Several leading technology organizations are investing in building technologies that sell “software-as-a-service”. Such services provide access to shared storage (e.g., database systems) and/or computing resources to clients or subscribers. Within multi-tier e-commerce systems, combinations of different types of resources may be allocated to subscribers and/or their applications, such as whole physical or virtual machines, CPUs, memory, network bandwidth, or I/O capacity.
One of the many benefits of using the software-as-a-service approach is that providing the desired levels of availability, data durability and scalability becomes the responsibility of the service operator. Clients of the services may simply decide what levels of availability, durability and performance they wish to pay for, and leave the implementation details to the services. The service operators may consequently establish numerous data centers, often geographically distributed across different cities, states, or even countries, and populate the data centers with computing, networking, and storage infrastructure based on expectations of client usage levels for the various services. The specific resources used for a given client may be selected from several different data centers, for example, to achieve desired levels of fault tolerance and data durability. In the case of a database service, for instance, multiple replicas or instances of a given database instance may be implemented at different locations, with one of the replicas designated as the “primary” replica responsible for handling work requests at any given point in time, while the other replicas are designated as “non-primary” replicas that can each take over the primary role in the event of a failure at, or a loss of connectivity to, the primary.
In at least some scenarios in which highly available services are implemented in such a replicated manner and are configured to be accessed from a variety of network locations (such as various locations from the public Internet), a network address discovery service (such as a service based on the Domain Name System or DNS technology) may be used by clients of the service to direct work requests to the appropriate replica. When state changes occur at the service, e.g., when a primary replica fails or becomes inaccessible and a new primary is selected, the address discovery service's database may have to be updated regarding the state change.
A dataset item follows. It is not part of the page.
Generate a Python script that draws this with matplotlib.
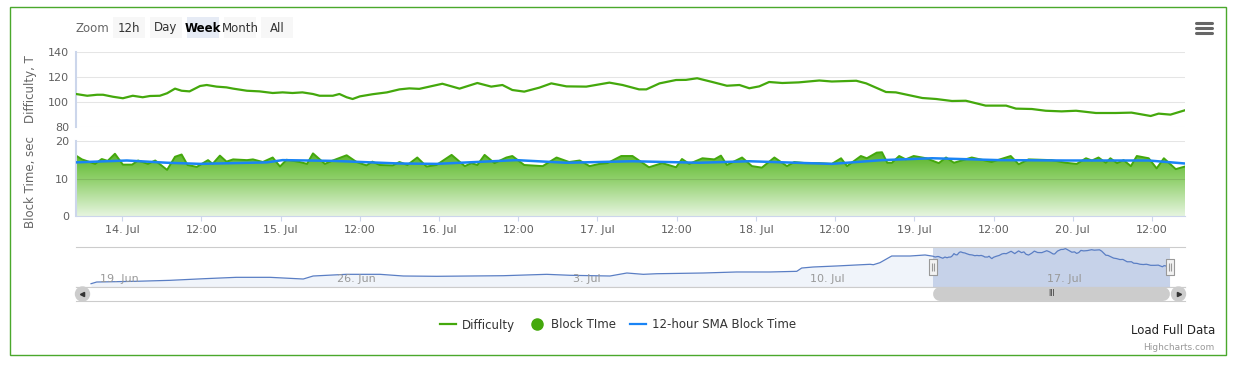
import numpy as np
import pandas as pd
import matplotlib
matplotlib.use('Agg')
import matplotlib.pyplot as plt
import matplotlib.dates as mdates
from matplotlib.colors import LinearSegmentedColormap
from matplotlib.lines import Line2D
from matplotlib.patches import Polygon, Rectangle, Circle
from matplotlib.path import Path
from matplotlib.transforms import blended_transform_factory, offset_copy

W, H = 1235, 371

start = pd.Timestamp('2016-07-13 17:00')   # left edge of the "Week" view
view_hours = 168

# difficulty (T), hours from start
diff_h = [0, 1.7, 3.2, 4.1, 5.6, 7.1, 8.6, 10.1, 11.2, 12.7, 13.8, 15.0, 16.0, 17.2, 18.8, 19.8, 21.3, 22.8, 23.8, 25.9,
          27.8, 29.8, 31.3, 32.8, 34.3, 35.9, 36.9, 38.9, 39.9, 41.0, 41.9, 43.0, 44.9, 47.1, 49.0, 50.5, 52.0, 55.5, 58.1, 60.8,
          62.9, 64.6, 66.1, 67.9, 70.2, 72.0, 74.3, 77.3, 80.8, 82.8, 85.3, 86.4, 88.4, 90.9, 92.4, 94.1, 96.4, 98.6, 100.5, 102.0,
          103.5, 105.0, 107.0, 109.5, 112.6, 114.5, 118.2, 119.7, 122.7, 124.2, 128.2, 130.3, 132.7, 134.8, 137.8, 140.9, 142.4, 144.8, 146.9, 149.3,
          151.5, 154.5, 157.5, 159.9, 162.8, 164.0, 165.8, 168.0]
diff_v = [106.4, 105.0, 105.8, 105.8, 104.2, 103.0, 105.0, 103.8, 104.8, 105.0, 107.0, 110.7, 109.0, 108.5, 112.8, 113.6, 112.3, 111.7, 110.7, 109.0,
          108.5, 107.2, 107.7, 107.2, 107.7, 106.4, 105.0, 105.0, 106.4, 103.8, 102.4, 104.5, 106.2, 107.7, 110.1, 110.9, 110.5, 114.6, 110.7, 115.2,
          112.3, 113.6, 109.6, 108.3, 111.5, 114.9, 112.5, 112.3, 115.5, 113.6, 110.1, 110.1, 114.9, 117.6, 117.7, 119.0, 116.0, 113.0, 113.6, 111.0,
          112.5, 116.0, 115.2, 115.7, 117.2, 116.4, 117.0, 114.9, 108.0, 107.7, 103.2, 102.4, 100.8, 101.0, 97.1, 97.1, 94.7, 94.4, 93.0, 92.5,
          93.0, 91.2, 91.2, 91.5, 88.8, 90.7, 89.9, 93.4]

# block time (sec)
bt_h = [0, 0.9, 2.9, 3.9, 4.8, 5.9, 7.1, 8.5, 9.4, 10.9, 12.0, 13.8, 15.0, 16.0, 16.9, 18.3, 20.0, 20.7, 21.8, 22.8,
        23.8, 25.9, 26.8, 28.3, 29.8, 30.9, 31.9, 33.9, 35.0, 35.9, 37.7, 38.9, 41.0, 42.5, 44.0, 44.9, 46.0, 48.0, 49.0, 50.2,
        51.7, 53.1, 54.6, 56.9, 58.9, 59.9, 60.8, 61.9, 63.4, 65.2, 66.1, 67.9, 70.7, 72.8, 74.7, 76.3, 77.8, 79.3, 80.5, 82.6,
        84.3, 86.8, 88.8, 90.9, 91.8, 92.9, 94.9, 96.7, 97.7, 98.6, 100.9, 102.4, 103.9, 105.8, 107.7, 108.8, 110.5, 112.6, 114.5, 115.9,
        116.8, 118.9, 119.8, 121.3, 122.1, 122.9, 123.6, 124.7, 125.7, 126.9, 128.8, 130.7, 131.8, 133.0, 135.7, 138.7, 141.6, 142.8, 144.3, 147.8,
        149.9, 151.6, 153.0, 153.9, 154.9, 156.0, 156.7, 157.7, 158.7, 159.8, 160.7, 162.5, 163.7, 164.8, 166.6, 168.0]
bt_v = [16.1, 15.1, 13.9, 15.2, 14.7, 16.6, 13.7, 13.7, 14.8, 13.9, 14.8, 12.3, 15.8, 16.4, 13.6, 13.1, 14.9, 13.9, 16.1, 14.5,
        15.1, 14.9, 15.1, 14.4, 15.6, 13.2, 15.0, 14.4, 13.9, 16.7, 13.9, 14.8, 16.2, 14.4, 13.5, 14.5, 13.6, 13.5, 14.4, 13.6,
        15.6, 13.2, 13.6, 16.3, 13.3, 14.1, 13.6, 16.3, 14.1, 15.6, 16.0, 13.6, 13.3, 15.6, 14.4, 14.8, 13.3, 13.9, 14.1, 16.0,
        16.0, 13.0, 14.1, 13.0, 15.2, 13.9, 15.4, 15.1, 16.1, 13.6, 15.6, 13.3, 12.9, 15.6, 13.3, 14.4, 14.1, 14.1, 13.9, 15.4,
        13.3, 16.0, 15.4, 16.9, 17.0, 14.2, 14.2, 16.0, 15.1, 16.0, 15.4, 14.1, 15.6, 14.2, 15.6, 14.4, 16.0, 13.8, 15.1, 14.9,
        14.2, 13.9, 15.4, 14.8, 15.6, 14.2, 15.4, 14.1, 14.9, 13.3, 16.0, 15.4, 12.7, 15.4, 12.5, 13.2]

# 12-hour SMA of block time
sma_h = [0, 7.7, 13.8, 18.8, 28.9, 31.3, 38.9, 49.0, 54.6, 66.7, 74.3, 84.3, 94.4, 102.0, 112.6, 114.5, 122.1, 129.7,
         139.8, 149.9, 162.5, 168.0]
sma_v = [14.3, 14.8, 14.2, 13.9, 14.3, 14.9, 14.7, 14.0, 13.9, 14.9, 14.2, 14.6, 14.2, 14.6, 14.0, 13.9, 14.9, 15.4,
         14.9, 14.8, 14.8, 14.0]

# navigator: difficulty history before the visible week
nav_times = ['2016-06-18 20:00', '2016-06-19 00:00', '2016-06-20 04:00', '2016-06-21 04:00', '2016-06-22 04:00',
             '2016-06-23 03:00', '2016-06-24 03:00', '2016-06-25 02:30', '2016-06-25 09:30', '2016-06-26 09:00',
             '2016-06-27 09:00', '2016-06-28 01:30', '2016-06-29 01:00', '2016-06-30 00:45', '2016-07-01 00:20',
             '2016-07-02 07:10', '2016-07-02 23:40', '2016-07-04 04:00', '2016-07-04 16:00', '2016-07-05 03:40',
             '2016-07-05 13:10', '2016-07-06 22:10', '2016-07-07 21:50', '2016-07-08 21:30', '2016-07-09 16:30',
             '2016-07-09 20:00', '2016-07-10 04:10', '2016-07-10 20:50', '2016-07-11 20:30', '2016-07-11 22:50',
             '2016-07-12 03:30', '2016-07-12 11:50', '2016-07-13 00:50', '2016-07-13 11:30']
nav_vals = [60.6, 63.4, 64.6, 66.2, 68.9, 71.2, 71.2, 68.4, 73.4, 76.2,
            76.2, 73.4, 72.9, 73.4, 73.9, 76.2, 74.6, 73.4, 78.4, 76.2,
            77.2, 78.4, 80.1, 80.1, 81.2, 86.7, 88.4, 90.1, 92.9, 92.2,
            95.6, 106.7, 106.7, 108.4]
nav_range = ['2016-06-18 09:20', '2016-07-21 03:50']
nav_ticks = ['2016-06-19', '2016-06-26', '2016-07-03', '2016-07-10', '2016-07-17']

zoom_buttons = ['12h', 'Day', 'Week', 'Month', 'All']
legend_labels = ['Difficulty', 'Block TIme', '12-hour SMA Block Time']

green = '#44a80c'
blue = '#1a84f5'


def tnum(hours):
    idx = start + pd.to_timedelta(hours, unit='h')
    return mdates.date2num(idx.to_numpy())


def px(x0, y0, x1, y1):
    return [x0 / W, 1 - y1 / H, (x1 - x0) / W, (y1 - y0) / H]


diff_x = tnum(diff_h)
bt_x = tnum(bt_h)
sma_x = tnum(sma_h)
x_start, x_end = tnum([0, view_hours])

fig = plt.figure(figsize=(W / 100, H / 100), dpi=100)
ax1 = fig.add_axes(px(76, 52, 1185, 127))
ax2 = fig.add_axes(px(76, 141, 1185, 216), sharex=ax1)
axn = fig.add_axes(px(76, 247, 1185, 287))
axs = fig.add_axes(px(76, 287, 1185, 301), sharex=axn)

# --- main panels
for ax in (ax1, ax2):
    for s in ('top', 'right'):
        ax.spines[s].set_visible(False)
    ax.spines['left'].set_color('#ccd6eb')
    ax.spines['left'].set_linewidth(1.5)
    ax.tick_params(axis='y', length=0, labelsize=8, labelcolor='#606060', pad=5)
    ax.grid(axis='y', color='k', alpha=0.1, lw=0.8)
    ax.grid(axis='x', visible=False)

ax1.spines['bottom'].set_visible(False)
ax1.tick_params(axis='x', bottom=False, labelbottom=False)
ax1.plot(diff_x, diff_v, color=green, lw=1.6, zorder=3)
ax1.set_ylim(80, 140)
ax1.set_yticks([80, 100, 120, 140])
ax1.set_ylabel('Difficulty, T', fontsize=8.5, color='#666666')
ax1.yaxis.set_label_coords(-0.035, 0.5)

# block time area with vertical gradient
poly_xy = np.column_stack([np.r_[bt_x[0], bt_x, bt_x[-1]], np.r_[0, bt_v, 0]])
clip = Polygon(poly_xy, closed=True, facecolor='none', edgecolor='none', transform=ax2.transData)
ax2.add_patch(clip)
cmap = LinearSegmentedColormap.from_list('bt', ['#e6f5df', '#8fd06a', '#3fa70b'])
grad = np.linspace(0, 1, 256).reshape(-1, 1)
img = ax2.imshow(grad, cmap=cmap, origin='lower', aspect='auto',
                 extent=[x_start, x_end, 0, 20], zorder=1)
img.set_clip_path(clip)
ax2.plot(bt_x, bt_v, color=green, lw=1.4, zorder=2)
ax2.plot(sma_x, sma_v, color=blue, lw=1.8, zorder=3)
ax2.set_ylim(0, 20)
ax2.set_yticks([0, 10, 20])
ax2.set_ylabel('Block Time, sec', fontsize=8.5, color='#666666')
ax2.yaxis.set_label_coords(-0.035, 0.45)
ax2.spines['bottom'].set_color('#ccd6eb')
ax2.xaxis.set_major_locator(mdates.HourLocator(byhour=[0, 12]))


def fmt_main(v, pos):
    d = mdates.num2date(v)
    if d.hour == 0:
        return f'{d.day}. {d:%b}'
    return f'{d:%H:%M}'


ax2.xaxis.set_major_formatter(plt.FuncFormatter(fmt_main))
ax2.tick_params(axis='x', length=3.6, color='#ccd6eb', labelsize=8, labelcolor='#606060', pad=3)
ax1.set_xlim(x_start, x_end)

# --- navigator
nav_x = np.r_[mdates.date2num(pd.to_datetime(nav_times).to_numpy()), diff_x]
nav_y = np.r_[nav_vals, diff_v]
nx0, nx1 = mdates.date2num(pd.to_datetime(nav_range).to_numpy())
axn.fill_between(nav_x, nav_y, 0, color='#f0f4fa', lw=0)
axn.plot(nav_x, nav_y, color='#5a7ec4', lw=0.9)
axn.set_xlim(nx0, nx1)
axn.set_ylim(55.1, 121.7)
tick_x = mdates.date2num(pd.to_datetime(nav_ticks).to_numpy())
axn.set_xticks(tick_x)
axn.set_yticks([])
axn.tick_params(axis='x', length=0, labelbottom=False)
axn.grid(axis='x', color='#e6e6e6', lw=0.8)
for s in ('left', 'right'):
    axn.spines[s].set_visible(False)
for s in ('top', 'bottom'):
    axn.spines[s].set_color('#cccccc')
axn.axvspan(x_start, x_end, color='#6685c2', alpha=0.3, lw=0)
tr = blended_transform_factory(axn.transData, axn.transAxes)
tr_lab = offset_copy(tr, fig=fig, x=3, y=0, units='dots')
for t in pd.to_datetime(nav_ticks):
    axn.text(mdates.date2num(t), 0.19, f'{t.day}. {t:%b}', transform=tr_lab,
             ha='left', va='center', fontsize=8, color='#999999')

# handles
verts = [(-4, -7.5), (4, -7.5), (4, 7.5), (-4, 7.5), (-4, -7.5),
         (-1.3, -4), (-1.3, 4), (1.3, -4), (1.3, 4)]
codes = [Path.MOVETO, Path.LINETO, Path.LINETO, Path.LINETO, Path.CLOSEPOLY,
         Path.MOVETO, Path.LINETO, Path.MOVETO, Path.LINETO]
handle = Path(verts, codes)
axn.plot([x_start, x_end], [0.5, 0.5], transform=tr, ls='none', marker=handle, ms=11,
         mfc='#f2f2f2', mec='#999999', mew=0.8, clip_on=False, zorder=5)

# --- scrollbar
axs.set_ylim(0, 1)
axs.set_xticks([])
axs.set_yticks([])
for s in ('left', 'right'):
    axs.spines[s].set_visible(False)
for s in ('top', 'bottom'):
    axs.spines[s].set_color('#cccccc')
inset = 0.2
axs.plot([x_start + inset, x_end - inset], [0.5, 0.5], lw=10, color='#cccccc', solid_capstyle='round')
axs.text((x_start + x_end) / 2, 0.5, 'III', ha='center', va='center', fontsize=5.5, color='#333333')

# --- overlay (frame, buttons, legend, credits)
ov = fig.add_axes([0, 0, 1, 1], zorder=5)
ov.set_xlim(0, W)
ov.set_ylim(H, 0)
ov.axis('off')
ov.patch.set_visible(False)
ov.add_patch(Rectangle((9.5, 6.5), 1216, 348.5, fill=False, ec='#4aa82c', lw=1))

ov.add_patch(Circle((82.5, 294), 7, color='#cccccc'))
ov.plot([82], [294], marker='<', ms=3, color='#333333')
ov.add_patch(Circle((1178.5, 294), 7, color='#cccccc'))
ov.plot([1179], [294], marker='>', ms=3, color='#333333')

ov.text(75, 28, 'Zoom', ha='left', va='center', fontsize=8.5, color='#666666')
for i, lab in enumerate(zoom_buttons):
    x = 113 + 37 * i
    sel = lab == 'Week'
    ov.add_patch(Rectangle((x, 17), 32, 21, fc='#e6ebf5' if sel else '#f7f7f7', ec='none'))
    ov.text(x + 16, 28, lab, ha='center', va='center', fontsize=8.5, color='#000000' if sel else '#333333',
            weight='bold' if sel else 'normal')

for y in (23.3, 28.3, 33.3):
    ov.plot([1196, 1212], [y, y], lw=2.2, color='#666666', solid_capstyle='round')

handles = [Line2D([], [], color=green, lw=1.6),
           Line2D([], [], ls='none', marker='o', ms=8, color=green),
           Line2D([], [], color=blue, lw=1.6)]
fig.legend(handles, legend_labels, loc='center', bbox_to_anchor=(618 / W, 1 - 325 / H), ncol=3,
           frameon=False, fontsize=8.5, handlelength=1.3, handletextpad=0.5, columnspacing=1.25,
           labelcolor='#333333')

ov.text(1215, 331, 'Load Full Data', ha='right', va='center', fontsize=8.5, color='#222222')
ov.text(1214, 347, 'Highcharts.com', ha='right', va='center', fontsize=6.5, color='#999999')

fig.savefig('out.png', dpi=100)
Unfortunately, in many cases some of the mechanisms available to update the address discovery service databases may themselves be slow and/or lack the desired levels of availability or reliability.
While embodiments are described herein by way of example for several embodiments and illustrative drawings, those skilled in the art will recognize that embodiments are not limited to the embodiments or drawings described. It should be understood, that the drawings and detailed description thereto are not intended to limit embodiments to the particular form disclosed, but on the contrary, the intention is to cover all modifications, equivalents and alternatives falling within the spirit and scope as defined by the appended claims. The headings used herein are for organizational purposes only and are not meant to be used to limit the scope of the description or the claims. As used throughout this application, the word “may” is used in a permissive sense (i.e., meaning having the potential to), rather than the mandatory sense (i.e., meaning must). Similarly, the words “include,” “including,” and “includes” mean including, but not limited to.